When Tata Motors wanted a partner to help it break out of the domestic India market, it looked not to its luxury division, but to Volkswagen AG's Skoda. JLR and its Indian parent were just "too far from each other" in positioning, preventing them from creating any synergies between them, said Siebert. Talks about a partnership between Skoda and Tata ended last week without a deal as the projected cost savings fell short of expectations, leaving the latter without a global partner.
"Tata sees JLR as a standalone and a financial shareholding," said Siebert, managing director of JSC Automotive Consulting. "As long as Tata doesn't want to develop into a higher-positioned brand in its own right, there is just no way to cooperate with JLR." Tata didn't immediately offer a comment on the market perception of its acquisition of Jaguar Land Rover. A spokesman for Zhejiang Geely Holding said in a message sent by WeChat that the success of the acquisition "has been down to Volvo's strong product range and customer-centric design and engineering ethos." Tata is now almost entirely dependent on its luxury unit for profits. Jaguar Land Rover accounted for 78 per cent of the group's total revenue and 96 per cent of its operating income. Sales of Tata's own namesake brand of vehicles contributed 1.3 per cent to operating profit, behind that of construction equipment.
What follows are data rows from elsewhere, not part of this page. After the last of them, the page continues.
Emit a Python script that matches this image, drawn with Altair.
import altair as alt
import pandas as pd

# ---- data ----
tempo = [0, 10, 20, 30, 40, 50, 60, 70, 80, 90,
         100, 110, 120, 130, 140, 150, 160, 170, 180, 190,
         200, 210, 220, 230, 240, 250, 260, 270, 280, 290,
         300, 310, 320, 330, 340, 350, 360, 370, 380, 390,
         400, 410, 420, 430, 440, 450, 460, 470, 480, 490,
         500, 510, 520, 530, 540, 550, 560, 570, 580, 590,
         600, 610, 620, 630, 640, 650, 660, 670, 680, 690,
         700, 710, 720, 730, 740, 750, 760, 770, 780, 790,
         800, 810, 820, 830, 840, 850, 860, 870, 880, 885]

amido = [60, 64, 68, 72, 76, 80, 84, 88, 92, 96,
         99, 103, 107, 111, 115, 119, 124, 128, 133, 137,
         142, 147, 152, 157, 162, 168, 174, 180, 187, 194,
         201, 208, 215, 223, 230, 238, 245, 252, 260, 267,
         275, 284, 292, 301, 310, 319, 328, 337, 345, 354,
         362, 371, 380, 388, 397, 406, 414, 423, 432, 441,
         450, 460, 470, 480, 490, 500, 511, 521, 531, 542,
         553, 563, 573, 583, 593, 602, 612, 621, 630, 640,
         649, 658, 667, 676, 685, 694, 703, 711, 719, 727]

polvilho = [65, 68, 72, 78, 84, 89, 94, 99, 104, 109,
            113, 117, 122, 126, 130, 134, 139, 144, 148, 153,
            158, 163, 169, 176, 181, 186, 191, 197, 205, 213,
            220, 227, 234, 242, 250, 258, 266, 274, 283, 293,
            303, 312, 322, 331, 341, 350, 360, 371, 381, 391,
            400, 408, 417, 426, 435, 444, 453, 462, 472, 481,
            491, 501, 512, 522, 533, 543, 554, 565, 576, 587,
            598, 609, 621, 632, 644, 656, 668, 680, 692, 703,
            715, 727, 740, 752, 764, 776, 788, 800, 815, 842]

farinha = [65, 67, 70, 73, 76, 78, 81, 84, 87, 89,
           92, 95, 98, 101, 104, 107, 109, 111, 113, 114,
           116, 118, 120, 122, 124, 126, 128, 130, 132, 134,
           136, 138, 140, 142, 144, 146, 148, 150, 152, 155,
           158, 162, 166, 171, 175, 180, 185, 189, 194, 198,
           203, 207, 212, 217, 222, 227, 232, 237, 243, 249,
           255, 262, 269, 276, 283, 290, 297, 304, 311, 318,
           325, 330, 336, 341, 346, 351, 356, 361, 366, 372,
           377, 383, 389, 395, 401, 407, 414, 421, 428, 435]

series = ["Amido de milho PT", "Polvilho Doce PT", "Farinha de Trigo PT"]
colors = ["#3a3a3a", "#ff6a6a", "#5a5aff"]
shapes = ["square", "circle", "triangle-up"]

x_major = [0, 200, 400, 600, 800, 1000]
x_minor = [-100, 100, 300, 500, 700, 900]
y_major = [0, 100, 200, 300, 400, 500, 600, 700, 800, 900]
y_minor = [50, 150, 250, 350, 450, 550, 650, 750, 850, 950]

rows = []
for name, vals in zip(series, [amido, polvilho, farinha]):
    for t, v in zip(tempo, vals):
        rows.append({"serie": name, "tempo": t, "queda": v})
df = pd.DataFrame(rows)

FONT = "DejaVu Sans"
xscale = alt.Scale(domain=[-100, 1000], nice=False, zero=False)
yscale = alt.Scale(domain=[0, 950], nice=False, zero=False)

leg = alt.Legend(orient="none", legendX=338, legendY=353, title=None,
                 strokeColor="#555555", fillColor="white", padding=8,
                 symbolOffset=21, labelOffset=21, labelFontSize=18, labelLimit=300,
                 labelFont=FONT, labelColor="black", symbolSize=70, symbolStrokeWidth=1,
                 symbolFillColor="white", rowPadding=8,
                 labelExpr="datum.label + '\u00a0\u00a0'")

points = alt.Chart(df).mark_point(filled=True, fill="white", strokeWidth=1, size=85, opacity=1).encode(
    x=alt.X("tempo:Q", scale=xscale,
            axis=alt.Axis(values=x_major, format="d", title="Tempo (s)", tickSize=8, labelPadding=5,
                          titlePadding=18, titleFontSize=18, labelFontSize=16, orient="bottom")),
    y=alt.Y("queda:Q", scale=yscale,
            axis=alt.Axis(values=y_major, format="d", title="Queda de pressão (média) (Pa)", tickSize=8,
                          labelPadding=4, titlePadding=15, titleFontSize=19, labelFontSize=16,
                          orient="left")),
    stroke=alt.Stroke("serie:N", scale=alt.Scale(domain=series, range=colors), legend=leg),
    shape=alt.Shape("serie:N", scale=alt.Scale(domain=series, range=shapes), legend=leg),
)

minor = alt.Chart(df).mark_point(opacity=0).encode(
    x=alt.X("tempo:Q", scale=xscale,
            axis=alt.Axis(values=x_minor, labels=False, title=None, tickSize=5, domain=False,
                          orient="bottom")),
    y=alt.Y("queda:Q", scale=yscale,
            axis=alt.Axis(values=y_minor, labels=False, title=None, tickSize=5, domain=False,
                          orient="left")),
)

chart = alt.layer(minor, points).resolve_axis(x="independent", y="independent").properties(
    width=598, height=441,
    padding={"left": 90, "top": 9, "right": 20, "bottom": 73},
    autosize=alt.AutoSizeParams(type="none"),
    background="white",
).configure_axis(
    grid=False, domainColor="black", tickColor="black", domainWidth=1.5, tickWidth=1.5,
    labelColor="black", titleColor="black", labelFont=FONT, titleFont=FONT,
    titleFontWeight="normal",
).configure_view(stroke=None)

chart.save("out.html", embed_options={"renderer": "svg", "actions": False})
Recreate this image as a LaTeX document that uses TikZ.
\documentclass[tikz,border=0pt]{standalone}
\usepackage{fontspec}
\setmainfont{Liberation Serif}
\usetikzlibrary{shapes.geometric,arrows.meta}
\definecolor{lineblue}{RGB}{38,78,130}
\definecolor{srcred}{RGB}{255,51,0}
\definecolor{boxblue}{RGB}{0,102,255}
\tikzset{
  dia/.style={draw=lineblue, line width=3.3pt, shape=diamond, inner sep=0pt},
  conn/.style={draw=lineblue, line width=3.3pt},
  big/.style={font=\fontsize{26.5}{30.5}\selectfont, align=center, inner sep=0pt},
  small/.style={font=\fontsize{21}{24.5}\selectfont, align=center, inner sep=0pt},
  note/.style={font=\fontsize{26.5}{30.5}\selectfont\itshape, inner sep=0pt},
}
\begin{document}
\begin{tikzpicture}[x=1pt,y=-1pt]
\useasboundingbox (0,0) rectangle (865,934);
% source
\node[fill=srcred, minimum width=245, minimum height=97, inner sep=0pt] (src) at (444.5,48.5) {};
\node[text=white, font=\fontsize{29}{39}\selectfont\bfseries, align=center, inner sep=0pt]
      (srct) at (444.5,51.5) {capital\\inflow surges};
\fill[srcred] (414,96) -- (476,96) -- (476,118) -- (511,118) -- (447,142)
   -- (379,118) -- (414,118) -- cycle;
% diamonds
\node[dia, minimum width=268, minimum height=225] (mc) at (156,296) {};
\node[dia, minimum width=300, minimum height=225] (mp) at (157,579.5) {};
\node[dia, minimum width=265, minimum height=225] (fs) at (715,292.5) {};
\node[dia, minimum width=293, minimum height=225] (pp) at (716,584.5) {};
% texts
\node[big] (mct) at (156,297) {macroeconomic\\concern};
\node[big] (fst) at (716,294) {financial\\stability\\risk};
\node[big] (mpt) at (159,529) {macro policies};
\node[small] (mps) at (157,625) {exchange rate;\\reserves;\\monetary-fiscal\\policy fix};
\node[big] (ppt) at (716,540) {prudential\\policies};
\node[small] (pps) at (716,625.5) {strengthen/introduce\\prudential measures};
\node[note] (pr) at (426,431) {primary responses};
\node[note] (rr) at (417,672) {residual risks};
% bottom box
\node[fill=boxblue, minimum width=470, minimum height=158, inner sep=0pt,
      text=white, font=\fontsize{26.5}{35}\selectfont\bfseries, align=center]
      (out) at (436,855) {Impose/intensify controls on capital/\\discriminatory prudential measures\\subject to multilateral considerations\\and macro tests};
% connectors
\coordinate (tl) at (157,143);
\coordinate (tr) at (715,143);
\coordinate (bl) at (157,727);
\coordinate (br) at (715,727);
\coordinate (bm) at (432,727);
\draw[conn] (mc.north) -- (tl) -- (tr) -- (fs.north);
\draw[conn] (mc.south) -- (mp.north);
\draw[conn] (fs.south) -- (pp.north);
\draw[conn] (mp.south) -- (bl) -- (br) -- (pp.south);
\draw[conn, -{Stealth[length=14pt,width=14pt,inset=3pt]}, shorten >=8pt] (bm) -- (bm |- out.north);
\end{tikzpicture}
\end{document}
This has made the parent vulnerable to any hiccups at the British unit. When JLR said it expects pressure on profit margins to continue due to higher incentive levels, investors sent Tata's stock down 8.6 per cent to a 15-month low on Aug 10. Deliveries at JLR grew at a slower 4 per cent pace in the April-to-June quarter because of weak demand including for Land Rover's Discovery Sport and Range Rover Sport SUVs.
JLR also counts China as a major market and Tata can do little to help in the world's biggest auto market given its lack of presence there, said Bill Russo, managing director of Gao Feng Advisory Co.
By contrast, Volvo Cars was the first Western carmaker to export a premium China-made car to the US in 2015 with the S60 Inscription. The company last year began building high-end versions of its S90 premium sedan in Daqing, China for global exports and plans to assemble vehicles in India this year, starting with the XC90 SUV. Geely and Volvo Cars also worked together to develop a compact-car platform that will be used by Geely's upscale Lynk & Co brand.
Geely's investments in factories and in-house technologies have resulted in a series of new car models, a spokeswoman for Volvo Cars said in an email response. The transformation continues with two new joint ventures formed between Volvo and Geely this month, she said.
Geely has thrown a lot of money at Volvo without concern for an immediate return, a luxury available to an unlisted company, says Janet Lewis, an auto analyst in Hong Kong with Macquarie Group Ltd. This has enabled the Swedish company to invest in technology, whereas it was relatively starved of development money under Ford ownership, she said.
"The longer-term challenge for Volvo is its tiny scale. Even combined with Geely for volume, it is going to have a hard time meeting the increasing technology needs when it is up against well-funded giants like Toyota, VW, Renault-Nissan-MMC and GM," said Ms Lewis. "JLR faces similar challenges with its small scale and its main hope is that Tata ties up with a global partner in India."